Nursing brings me more joy than I had thought. Yes, it is messy and complicated and patients can be infernally frustrating, but I still feel that it is such a privilege to be able to care for people when they are at their most vulnerable. The best moments in nursing for me aren’t in the critical moments when I’m making tough decisions about patient care or trying to keep a patient from the brink of medical disaster. The best moments for me come when I’m taking a patient history, helping someone with their medication, rocking a scared child. I feel joy when I know a connection has been made between myself and a patient. Despite the fact that nursing is such an intimate profession, it’s not very common to make a profound connection with patients because there is just so much to do in a shift. Most of my time is usually focused on just maintaining the status quo. Sometimes, though, I recognize a kindred spirit, or someone opens themselves up enough to trust in my care, or I get a “thank you” and that sustains me.

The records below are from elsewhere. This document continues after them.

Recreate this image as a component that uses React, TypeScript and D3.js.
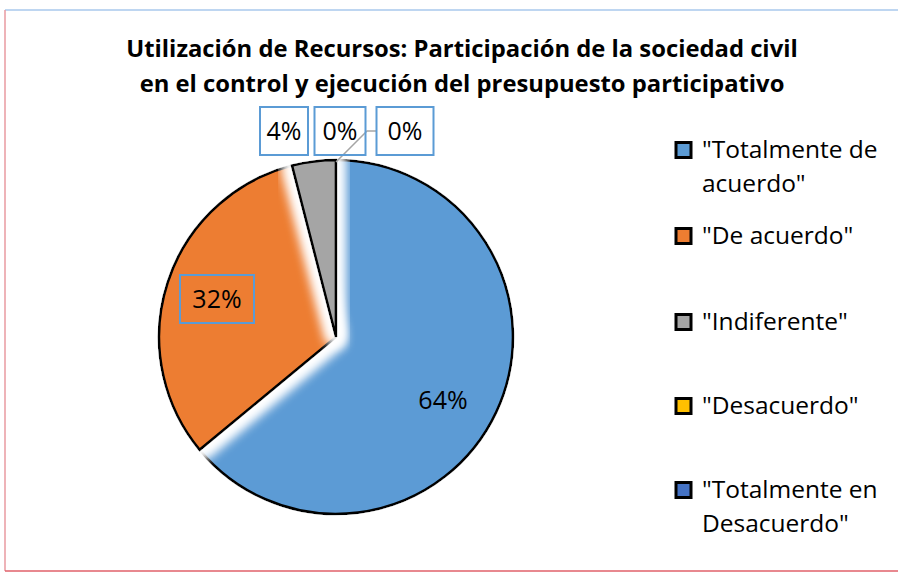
import React from "react";
import * as d3 from "d3";

const categories = [
  '"Totalmente de acuerdo"',
  '"De acuerdo"',
  '"Indiferente"',
  '"Desacuerdo"',
  '"Totalmente en Desacuerdo"',
];
const values = [64, 32, 4, 0, 0];
const colors = ["#5B9BD5", "#ED7D31", "#A5A5A5", "#FFC000", "#4472C4"];
const legendLines = [
  ['"Totalmente de', 'acuerdo"'],
  ['"De acuerdo"'],
  ['"Indiferente"'],
  ['"Desacuerdo"'],
  ['"Totalmente en', 'Desacuerdo"'],
];
const titleLines = [
  "Utilización de Recursos: Participación de la sociedad civil",
  "en el control y ejecución del presupuesto participativo",
];

const W = 898;
const H = 573;
const FONT = "'Open Sans', Lato, sans-serif";

export default function App() {
  const cx = 336;
  const cy = 337;
  const r = 177;
  const total = d3.sum(values);
  const pie = d3.pie<number>().sort(null).value((d) => d);
  const arcs = pie(values);
  const arc = d3.arc<d3.PieArcDatum<number>>().innerRadius(0).outerRadius(r);

  const labelPos: { x: number; y: number; w: number }[] = [
    { x: 443, y: 400, w: 0 },
    { x: 217, y: 299, w: 74 },
    { x: 284, y: 131, w: 48 },
    { x: 340, y: 131, w: 51 },
    { x: 405, y: 131, w: 57 },
  ];

  const legendY = [150, 236, 322, 406, 490];

  return (
    <svg
      width={W}
      height={H}
      style={{ position: "absolute", left: 0, top: 0, background: "#fff" }}
      fontFamily={FONT}
    >
      <defs>
        <filter id="glow" x="-30%" y="-30%" width="160%" height="160%">
          <feMorphology in="SourceAlpha" operator="dilate" radius="6" result="dil" />
          <feGaussianBlur in="dil" stdDeviation="6" result="blur" />
          <feFlood floodColor="#ffffff" result="white" />
          <feComposite in="white" in2="blur" operator="in" result="glowc" />
          <feMerge>
            <feMergeNode in="glowc" />
            <feMergeNode in="glowc" />
            <feMergeNode in="SourceGraphic" />
          </feMerge>
        </filter>
      </defs>
      <rect x={0} y={0} width={W} height={H} fill="#fff" />
      <line x1={5} y1={10} x2={W} y2={10} stroke="#A8C8EC" strokeWidth={1.5} />
      <line x1={5} y1={10} x2={5} y2={571} stroke="#E89AA0" strokeWidth={1.5} />
      <line x1={5} y1={571} x2={W} y2={571} stroke="#E0606A" strokeWidth={1.5} />

      {titleLines.map((t, i) => (
        <text
          key={i}
          x={462}
          y={57 + i * 35}
          textAnchor="middle"
          fontSize={23.8}
          fontWeight="bold"
          fill="#000"
        >
          {t}
        </text>
      ))}

      <g transform={`translate(${cx},${cy})`}>
        {arcs.map((a, i) => (
          <path
            key={i}
            d={arc(a) || ""}
            fill={a.endAngle - a.startAngle > 0 ? colors[i] : "none"}
            stroke="#000"
            strokeWidth={2.6}
            strokeLinejoin="miter"
            filter="url(#glow)"
          />
        ))}
      </g>

      <polyline
        points={`${cx},${cy - r + 2} ${labelPos[4].x - 38},${labelPos[4].y} ${labelPos[4].x - 29},${labelPos[4].y}`}
        fill="none"
        stroke="#A5A5A5"
        strokeWidth={1.5}
      />

      {arcs.map((a, i) => {
        const p = labelPos[i];
        const txt = `${Math.round((a.data / total) * 100)}%`;
        return (
          <g key={i}>
            {p.w > 0 && (
              <rect
                x={p.x - p.w / 2}
                y={p.y - 24}
                width={p.w}
                height={48}
                fill="none"
                stroke="#5B9BD5"
                strokeWidth={2}
              />
            )}
            <text x={p.x} y={p.y + 9} textAnchor="middle" fontSize={25} fill="#000">
              {txt}
            </text>
          </g>
        );
      })}

      {categories.map((c, i) => (
        <g key={c}>
          <rect
            x={676}
            y={legendY[i] - 7.5}
            width={15}
            height={15}
            fill={colors[i]}
            stroke="#000"
            strokeWidth={3}
          />
          {legendLines[i].map((l, j) => (
            <text key={j} x={702} y={legendY[i] + 8 + j * 34} fontSize={24.5} fill="#000">
              {l}
            </text>
          ))}
        </g>
      ))}
    </svg>
  );
}
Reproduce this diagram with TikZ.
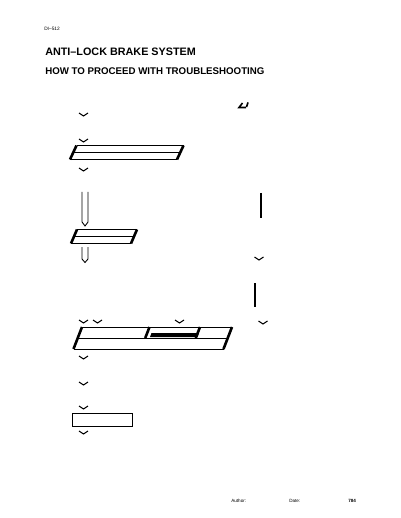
\documentclass[tikz,border=0pt]{standalone}
\usepackage{fontspec}
\setmainfont{Liberation Sans}

\tikzset{
  flowhead/.style={line width=1pt},
  boxedge/.style={line width=1pt},
  boxside/.style={line width=2.6pt},
  hollowarrow/.style={line width=0.9pt},
}

\begin{document}
\begin{tikzpicture}[x=1pt, y=-1pt, line width=0.9pt]
	\useasboundingbox (0, 0) rectangle (400, 518);

	% Заголовки страницы
	\node[anchor=west, font=\fontsize{4.8}{5}\selectfont] (pagecode) at (40.5, 29) {DI–512};
	\node[anchor=west, font=\fontsize{10.8}{12}\selectfont\bfseries] (title) at (41.5, 51.3) {ANTI–LOCK BRAKE SYSTEM};
	\node[anchor=west, font=\fontsize{9.7}{11}\selectfont\bfseries] (subtitle) at (41.5, 70.8) {HOW TO PROCEED WITH TROUBLESHOOTING};

	% Левая колонка: стрелки
	\draw[flowhead] (79, 113) -- (83.5, 116) -- (88, 113);
	\draw[flowhead] (79, 139) -- (83.5, 142) -- (88, 139);

	% Первый блок (параллелограмм)
	\draw[boxedge] (76.5, 145.5) -- (183.5, 145.5);
	\draw[boxedge] (70, 159.5) -- (177, 159.5);
	\draw[boxedge] (73.25, 152.5) -- (180.25, 152.5);
	\draw[boxside] (76.5, 145.5) -- (70, 159.5);
	\draw[boxside] (183.5, 145.5) -- (177, 159.5);

	\draw[flowhead] (79, 168) -- (83.5, 171) -- (88, 168);

	% Полая стрелка вниз
	\draw[hollowarrow] (82, 192) -- (82, 222) -- (85, 226) -- (88, 222) -- (88, 192);

	% Второй блок (параллелограмм)
	\draw[boxedge] (77, 229.5) -- (137, 229.5);
	\draw[boxedge] (71, 243.5) -- (131, 243.5);
	\draw[boxedge] (74, 236.5) -- (134, 236.5);
	\draw[boxside] (77, 229.5) -- (71, 243.5);
	\draw[boxside] (137, 229.5) -- (131, 243.5);

	% Вторая полая стрелка
	\draw[hollowarrow] (82, 247) -- (82, 259) -- (85, 262.5) -- (88, 259) -- (88, 247);

	\draw[flowhead] (79, 320) -- (83.5, 323) -- (88, 320);
	\draw[flowhead] (93, 320) -- (97.5, 323) -- (102, 320);
	\draw[flowhead] (175, 320) -- (179.5, 323) -- (184, 320);

	% Большой блок
	\draw[boxedge] (82, 327) -- (232, 327);
	\draw[boxedge] (77.75, 338) -- (227.75, 338);
	\draw[boxedge] (73.5, 349) -- (223.5, 349);
	\draw[boxside] (82, 327) -- (73.5, 349);
	\draw[boxside] (232, 327) -- (223.5, 349);
	\draw[boxside] (149.5, 327) -- (145.25, 338);
	\draw[boxside] (200, 327) -- (195.75, 338);
	\fill (151.5, 333) -- (199, 333) -- (197.5, 337) -- (150, 337) -- cycle;

	\draw[flowhead] (79, 356) -- (83.5, 359) -- (88, 356);
	\draw[flowhead] (79, 382) -- (83.5, 385) -- (88, 382);
	\draw[flowhead] (79, 406) -- (83.5, 409) -- (88, 406);

	% Прямоугольник
	\draw[line width=1.2pt] (72.5, 413.5) rectangle (132.5, 426.5);

	\draw[flowhead] (79, 431) -- (83.5, 434) -- (88, 431);

	% Правая колонка
	\draw[line width=1.2pt] (261, 193) -- (261, 218);
	\draw[flowhead] (254.5, 257) -- (259, 260) -- (263.5, 257);
	\draw[line width=1.2pt] (255, 283) -- (255, 307);
	\draw[flowhead] (258.5, 321) -- (263, 324) -- (267.5, 321);

	% Значок справа вверху
	\draw[line width=1.6pt] (242.5, 103) -- (239, 107.5) -- (246, 107.5);
	\draw[line width=1.6pt] (248, 102.5) -- (246.5, 107);

	% Подвал страницы
	\begin{scriptsize}
		\node[anchor=west, font=\fontsize{4.6}{5}\selectfont] (author) at (228.5, 501) {Author:};
		\node[anchor=west, font=\fontsize{4.6}{5}\selectfont] (date) at (286.5, 501) {Date:};
		\node[anchor=west, font=\fontsize{4.6}{5}\selectfont\bfseries] (pagenum) at (345.5, 501) {784};
	\end{scriptsize}
\end{tikzpicture}
\end{document}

My mot joyful ordinary moment this year occurred during the days I got to care for infant A. at The Children’s Hospital of Philadelphia. He arrived on our unit at about 9 days of age – so new to the world. I took such delight in seeing him grow and achieve developmental milestones over the months that I cared for him that the other nurses teased me. There is just something so magical about seeing a human being develop that it is hard not to be mystified. I knew that I wasn’t his mother but I felt such elation the first time he made purposeful eye-contact with me. I enjoyed being his cheerleader – encouraging him during feedings, quieting him after procedures, updating the medical team on his progress. I never once saw or met his parents in the 14 weeks I was on that unit. Their absence – complicated reasons I won’t go into – ignited a little fire within me that kept my anger on a low boil for weeks. I eventually got tired of wondering who these individuals were and speculating about their parenting abilities. Instead I focused on providing A. with lots of positive energy in the time I could give him. Just because I wasn’t his mother didn’t mean that I couldn’t love him in a way, too. My nursing care improved when I focused on communicating to this little babe that he was loved and cared for and going to do just fine in the world. Once I let go of the anger, I found there was certainly a whole lot more room for the joy.